“Bolero” = BIZET: Carmen Suite; SAINT-SAENS: Havanaise; DEBUSSY: Soirée dans Granade; Préllkude No. IX; RAVEL: Piéce en forme de Habanera; Bolero = Spanish Art Guitar Quartet – NCA multichannel SACD 60156-215 [Distr. by Naxos] *****:
I’m a pushover for guitar quartets, not to mention sax quartets. This sort of aggregation cries out for hi-res multichannel recording and reproduction. The Spanish Art Guitar Quartet was founded in 1996 and its members are friends of leading guitarist and pedagogue Pepe Romero, who was/is a part of an older guitar quartet – his own Romero Family. This is the third disc from the Spanish quartet, and they specialize in not only Spanish classical music but also flamenco and zarzuela music.

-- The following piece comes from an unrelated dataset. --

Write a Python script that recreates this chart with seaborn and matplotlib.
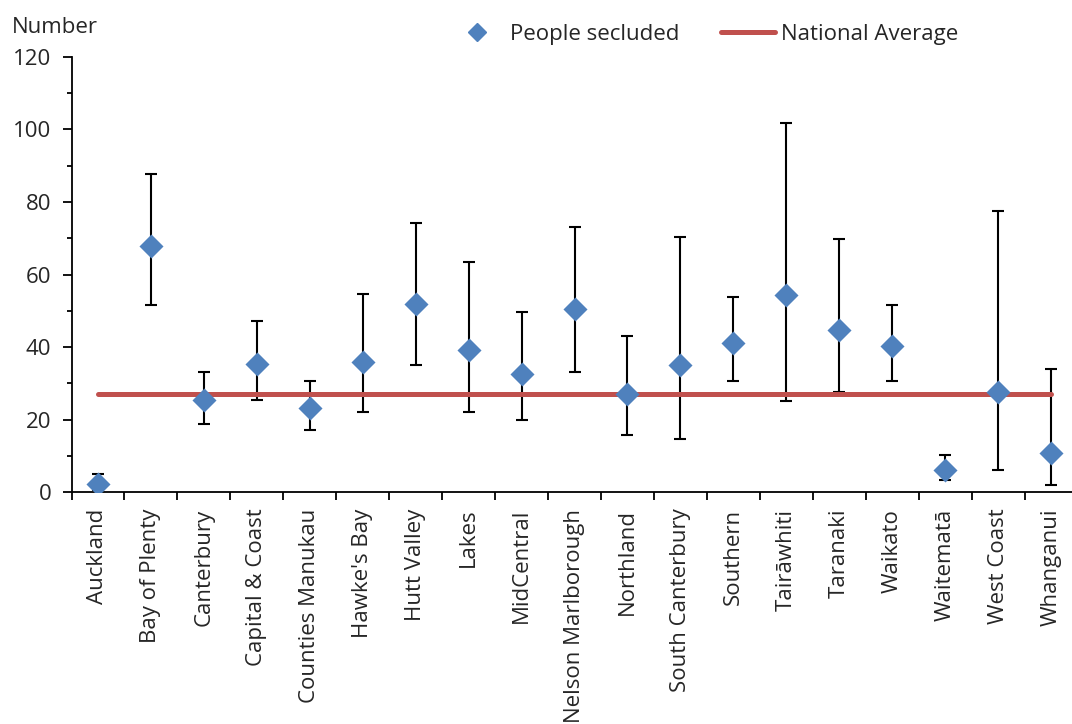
import numpy as np
import pandas as pd
import seaborn as sns
import matplotlib.pyplot as plt
from matplotlib.lines import Line2D
from matplotlib.ticker import MultipleLocator

sns.set_style("ticks")
plt.rcParams['font.family'] = ['Open Sans', 'DejaVu Sans']

# Dados
regions = ["Auckland", "Bay of Plenty", "Canterbury", "Capital & Coast", "Counties Manukau",
           "Hawke's Bay", "Hutt Valley", "Lakes", "MidCentral", "Nelson Marlborough",
           "Northland", "South Canterbury", "Southern", "Tairāwhiti", "Taranaki",
           "Waikato", "Waitematā", "West Coast", "Whanganui"]
secluded = [2.2, 67.9, 25.3, 35.2, 23.3, 35.8, 52.0, 39.1, 32.5, 50.6,
            27.0, 35.0, 41.0, 54.3, 44.8, 40.2, 6.1, 27.5, 10.9]
ci_low = [0.5, 51.7, 18.8, 25.5, 17.2, 22.2, 35.1, 22.2, 20.0, 33.2,
          15.6, 14.5, 30.5, 25.0, 27.5, 30.6, 3.4, 6.1, 2.0]
ci_high = [5.0, 87.6, 33.0, 47.2, 30.6, 54.5, 74.2, 63.5, 49.6, 73.1,
           43.0, 70.3, 53.8, 101.7, 69.7, 51.7, 10.2, 77.6, 33.9]
national_avg = 27.0

df = pd.DataFrame({"region": regions, "secluded": secluded,
                   "low": ci_low, "high": ci_high})
df["avg"] = national_avg

blue = "#4F81BD"
red = "#C0504D"

fig = plt.figure(figsize=(10.72, 7.24), dpi=100)
ax = fig.add_axes([0.0667, 0.3204, 0.9385, 0.6009])

pos = np.arange(len(df))
ax.errorbar(pos, df["secluded"],
            yerr=[df["secluded"] - df["low"], df["high"] - df["secluded"]],
            fmt="none", ecolor="black", elinewidth=1.5, capsize=4.5, capthick=1.5, zorder=1)
sns.lineplot(x=pos, y=df["avg"], color=red, linewidth=3.6, ax=ax, zorder=2)
sns.scatterplot(x=pos, y=df["secluded"], marker="D", s=150, color=blue,
                edgecolor=blue, linewidth=0, ax=ax, zorder=3)

ax.set_xlim(-0.5, len(df) - 0.5)
ax.set_ylim(0, 120)
ax.set_xticks(pos)
ax.set_xticklabels(df["region"], rotation=90, fontsize=16)
ax.set_xticks(np.arange(-0.5, len(df), 1), minor=True)
ax.tick_params(axis="x", which="major", length=0, pad=12)
ax.tick_params(axis="x", which="minor", length=6, width=1.3, direction="out", color="black")
ax.yaxis.set_major_locator(MultipleLocator(20))
ax.yaxis.set_minor_locator(MultipleLocator(10))
ax.tick_params(axis="y", which="major", length=6.5, width=1.3, direction="out",
               labelsize=16, pad=8, color="black")
ax.tick_params(axis="y", which="minor", length=3.6, width=1.3, direction="out", color="black")
ax.set_xlabel("")
ax.set_ylabel("")
for s in ["top", "right"]:
    ax.spines[s].set_visible(False)
for s in ["left", "bottom"]:
    ax.spines[s].set_linewidth(1.3)
    ax.spines[s].set_color("black")

fig.text(0.011, 0.962, "Number", fontsize=16, va="center", ha="left")

handles = [Line2D([], [], marker="D", color=blue, linestyle="none", markersize=9),
           Line2D([], [], color=red, linewidth=3.6)]
fig.legend(handles, ["People secluded", "National Average"], loc="center",
           bbox_to_anchor=(0.657, 0.953), ncol=2, frameon=False, fontsize=16,
           handlelength=2.4, handletextpad=0.3, columnspacing=1.9)

plt.savefig("out.png", dpi=100)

The Carmen Suite has been recorded by other guitar quartets, but this I believe is the first in surround, and the Spanish quartet (interesting that it appears all four are actually German) soars thru the six movements with verve and fire. The two Debussy piano works translate beautifully to four guitars, the impressive tone colors coming across even better than on the piano. The first of the two Ravel selections is in the form of a habanera – the Cuban dance form which was a predecessor of the tango. Ravel was fascinated by this folk form just as Bizet had been in his Carmen.
One of the four guitarists – Klaus Jäckle – is responsible for the group’s transcription of Ravel’s monomaniacal Bolero. He based it primarily on Ravel’s piano version. While it lacks the variety of orchestral sounds that sustain the constant repetition of the original symphonic version, the four guitars can also in this case provide a bit more change of tone color and ornamentation than the piano. The buildup during the quarter-hour piece to its breathless conclusion is surprisingly effective with just the four guitars. Their spatial separation across the sound stage in the surround version is also a boon to the experience.